━━━ Data listing

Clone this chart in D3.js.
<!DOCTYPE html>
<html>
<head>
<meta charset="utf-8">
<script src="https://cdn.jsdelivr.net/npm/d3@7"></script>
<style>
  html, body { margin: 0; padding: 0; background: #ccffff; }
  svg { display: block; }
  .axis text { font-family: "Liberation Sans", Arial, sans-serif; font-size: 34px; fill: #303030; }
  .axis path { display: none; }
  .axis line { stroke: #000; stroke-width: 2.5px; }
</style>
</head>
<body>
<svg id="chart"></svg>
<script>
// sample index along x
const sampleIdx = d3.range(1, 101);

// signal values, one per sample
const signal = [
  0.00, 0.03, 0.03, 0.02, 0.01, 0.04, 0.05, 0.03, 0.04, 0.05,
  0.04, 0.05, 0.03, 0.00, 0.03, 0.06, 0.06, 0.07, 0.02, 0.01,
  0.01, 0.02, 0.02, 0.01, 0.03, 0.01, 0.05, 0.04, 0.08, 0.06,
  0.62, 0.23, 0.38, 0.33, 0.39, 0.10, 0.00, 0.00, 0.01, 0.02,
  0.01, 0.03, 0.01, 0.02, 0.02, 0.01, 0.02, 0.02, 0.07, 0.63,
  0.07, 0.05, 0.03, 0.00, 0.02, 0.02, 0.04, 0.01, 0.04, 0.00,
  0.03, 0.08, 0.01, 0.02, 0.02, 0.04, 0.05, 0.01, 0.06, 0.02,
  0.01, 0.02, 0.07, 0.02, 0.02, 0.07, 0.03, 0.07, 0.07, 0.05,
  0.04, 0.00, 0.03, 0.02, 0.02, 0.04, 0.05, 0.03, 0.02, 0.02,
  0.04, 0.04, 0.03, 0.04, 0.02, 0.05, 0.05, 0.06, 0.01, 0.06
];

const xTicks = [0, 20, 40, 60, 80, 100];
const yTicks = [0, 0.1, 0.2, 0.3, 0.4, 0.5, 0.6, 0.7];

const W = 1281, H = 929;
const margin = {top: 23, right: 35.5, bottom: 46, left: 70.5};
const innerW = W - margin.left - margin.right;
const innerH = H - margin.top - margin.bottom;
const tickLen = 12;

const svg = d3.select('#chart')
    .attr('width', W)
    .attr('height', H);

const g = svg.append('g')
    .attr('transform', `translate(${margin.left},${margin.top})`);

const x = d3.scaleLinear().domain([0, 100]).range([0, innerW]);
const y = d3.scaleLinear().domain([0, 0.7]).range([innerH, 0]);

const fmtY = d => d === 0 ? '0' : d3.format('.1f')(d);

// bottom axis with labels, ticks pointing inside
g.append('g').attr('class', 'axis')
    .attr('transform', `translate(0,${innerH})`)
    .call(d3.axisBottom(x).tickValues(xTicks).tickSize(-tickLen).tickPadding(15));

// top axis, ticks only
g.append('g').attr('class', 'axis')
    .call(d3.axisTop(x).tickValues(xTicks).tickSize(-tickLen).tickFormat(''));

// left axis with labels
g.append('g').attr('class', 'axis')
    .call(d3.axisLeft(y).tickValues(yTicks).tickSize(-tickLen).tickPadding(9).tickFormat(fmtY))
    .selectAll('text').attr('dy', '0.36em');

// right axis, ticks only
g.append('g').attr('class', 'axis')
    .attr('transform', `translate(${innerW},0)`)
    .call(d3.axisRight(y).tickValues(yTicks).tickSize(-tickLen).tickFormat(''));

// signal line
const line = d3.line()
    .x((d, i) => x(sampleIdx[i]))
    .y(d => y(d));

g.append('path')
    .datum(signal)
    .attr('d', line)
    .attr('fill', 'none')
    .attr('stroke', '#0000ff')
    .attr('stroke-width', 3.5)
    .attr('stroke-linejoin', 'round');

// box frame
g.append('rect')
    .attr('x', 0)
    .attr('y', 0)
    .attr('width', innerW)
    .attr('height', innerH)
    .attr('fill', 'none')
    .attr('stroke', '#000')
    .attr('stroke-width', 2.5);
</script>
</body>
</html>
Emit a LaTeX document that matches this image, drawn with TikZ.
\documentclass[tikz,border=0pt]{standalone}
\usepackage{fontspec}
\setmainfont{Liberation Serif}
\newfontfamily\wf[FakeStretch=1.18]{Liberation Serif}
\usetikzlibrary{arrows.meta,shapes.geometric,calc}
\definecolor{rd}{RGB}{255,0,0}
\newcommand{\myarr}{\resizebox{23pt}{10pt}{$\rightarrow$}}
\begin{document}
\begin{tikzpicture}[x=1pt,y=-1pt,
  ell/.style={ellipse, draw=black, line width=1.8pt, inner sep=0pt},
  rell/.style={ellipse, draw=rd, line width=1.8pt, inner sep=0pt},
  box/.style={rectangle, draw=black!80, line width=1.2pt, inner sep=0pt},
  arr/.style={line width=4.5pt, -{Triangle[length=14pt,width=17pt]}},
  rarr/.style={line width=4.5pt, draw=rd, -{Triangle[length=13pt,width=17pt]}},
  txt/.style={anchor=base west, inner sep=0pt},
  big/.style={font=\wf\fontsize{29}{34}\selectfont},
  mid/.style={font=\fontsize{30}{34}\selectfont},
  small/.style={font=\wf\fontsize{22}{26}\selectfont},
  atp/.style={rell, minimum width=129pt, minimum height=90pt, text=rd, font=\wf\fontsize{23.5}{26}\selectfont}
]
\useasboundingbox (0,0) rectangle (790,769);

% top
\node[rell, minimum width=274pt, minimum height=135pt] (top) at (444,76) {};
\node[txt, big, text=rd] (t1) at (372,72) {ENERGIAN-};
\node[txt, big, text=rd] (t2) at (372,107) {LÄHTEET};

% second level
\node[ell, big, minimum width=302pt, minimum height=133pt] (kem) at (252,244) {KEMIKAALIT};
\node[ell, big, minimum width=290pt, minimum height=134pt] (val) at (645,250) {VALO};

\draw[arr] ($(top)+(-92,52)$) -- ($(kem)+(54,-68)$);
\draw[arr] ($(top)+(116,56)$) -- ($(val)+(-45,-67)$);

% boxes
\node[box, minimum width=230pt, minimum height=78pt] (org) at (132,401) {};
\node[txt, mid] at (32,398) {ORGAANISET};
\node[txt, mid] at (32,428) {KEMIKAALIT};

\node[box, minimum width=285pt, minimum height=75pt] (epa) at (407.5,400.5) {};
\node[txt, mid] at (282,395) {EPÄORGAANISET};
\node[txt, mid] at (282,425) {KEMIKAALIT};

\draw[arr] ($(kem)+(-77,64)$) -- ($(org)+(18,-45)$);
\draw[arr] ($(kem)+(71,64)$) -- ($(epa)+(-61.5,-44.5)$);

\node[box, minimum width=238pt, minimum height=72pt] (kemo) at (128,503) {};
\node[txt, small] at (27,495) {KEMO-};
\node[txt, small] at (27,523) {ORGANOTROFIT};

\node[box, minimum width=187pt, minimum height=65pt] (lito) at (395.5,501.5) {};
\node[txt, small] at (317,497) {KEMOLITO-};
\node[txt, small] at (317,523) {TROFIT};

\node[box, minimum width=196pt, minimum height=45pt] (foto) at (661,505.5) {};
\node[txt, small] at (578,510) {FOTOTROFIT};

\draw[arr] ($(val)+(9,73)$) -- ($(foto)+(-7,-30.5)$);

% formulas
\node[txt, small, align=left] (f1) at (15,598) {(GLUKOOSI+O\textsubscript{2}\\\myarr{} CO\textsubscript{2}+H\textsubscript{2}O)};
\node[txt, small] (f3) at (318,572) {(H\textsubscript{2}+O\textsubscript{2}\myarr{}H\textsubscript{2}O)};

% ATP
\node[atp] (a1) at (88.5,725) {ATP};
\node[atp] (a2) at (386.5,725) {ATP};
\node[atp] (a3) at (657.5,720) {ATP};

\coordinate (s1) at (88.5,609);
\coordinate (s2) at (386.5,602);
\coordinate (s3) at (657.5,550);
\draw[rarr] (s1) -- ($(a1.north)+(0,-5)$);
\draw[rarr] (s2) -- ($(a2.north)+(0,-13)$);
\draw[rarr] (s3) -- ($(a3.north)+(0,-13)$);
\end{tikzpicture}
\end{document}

━━━━━━

Work instructions
Reproduce word for word the lines of the records above, beginning at the first and ending with the line where "const yTicks = [0, 0.1, 0.2, 0.3, 0.4, 0.5, 0.6, 0.7];" appears, and nothing past it.

Result
Clone this chart in D3.js.
<!DOCTYPE html>
<html>
<head>
<meta charset="utf-8">
<script src="https://cdn.jsdelivr.net/npm/d3@7"></script>
<style>
  html, body { margin: 0; padding: 0; background: #ccffff; }
  svg { display: block; }
  .axis text { font-family: "Liberation Sans", Arial, sans-serif; font-size: 34px; fill: #303030; }
  .axis path { display: none; }
  .axis line { stroke: #000; stroke-width: 2.5px; }
</style>
</head>
<body>
<svg id="chart"></svg>
<script>
// sample index along x
const sampleIdx = d3.range(1, 101);

// signal values, one per sample
const signal = [
  0.00, 0.03, 0.03, 0.02, 0.01, 0.04, 0.05, 0.03, 0.04, 0.05,
  0.04, 0.05, 0.03, 0.00, 0.03, 0.06, 0.06, 0.07, 0.02, 0.01,
  0.01, 0.02, 0.02, 0.01, 0.03, 0.01, 0.05, 0.04, 0.08, 0.06,
  0.62, 0.23, 0.38, 0.33, 0.39, 0.10, 0.00, 0.00, 0.01, 0.02,
  0.01, 0.03, 0.01, 0.02, 0.02, 0.01, 0.02, 0.02, 0.07, 0.63,
  0.07, 0.05, 0.03, 0.00, 0.02, 0.02, 0.04, 0.01, 0.04, 0.00,
  0.03, 0.08, 0.01, 0.02, 0.02, 0.04, 0.05, 0.01, 0.06, 0.02,
  0.01, 0.02, 0.07, 0.02, 0.02, 0.07, 0.03, 0.07, 0.07, 0.05,
  0.04, 0.00, 0.03, 0.02, 0.02, 0.04, 0.05, 0.03, 0.02, 0.02,
  0.04, 0.04, 0.03, 0.04, 0.02, 0.05, 0.05, 0.06, 0.01, 0.06
];

const xTicks = [0, 20, 40, 60, 80, 100];
const yTicks = [0, 0.1, 0.2, 0.3, 0.4, 0.5, 0.6, 0.7];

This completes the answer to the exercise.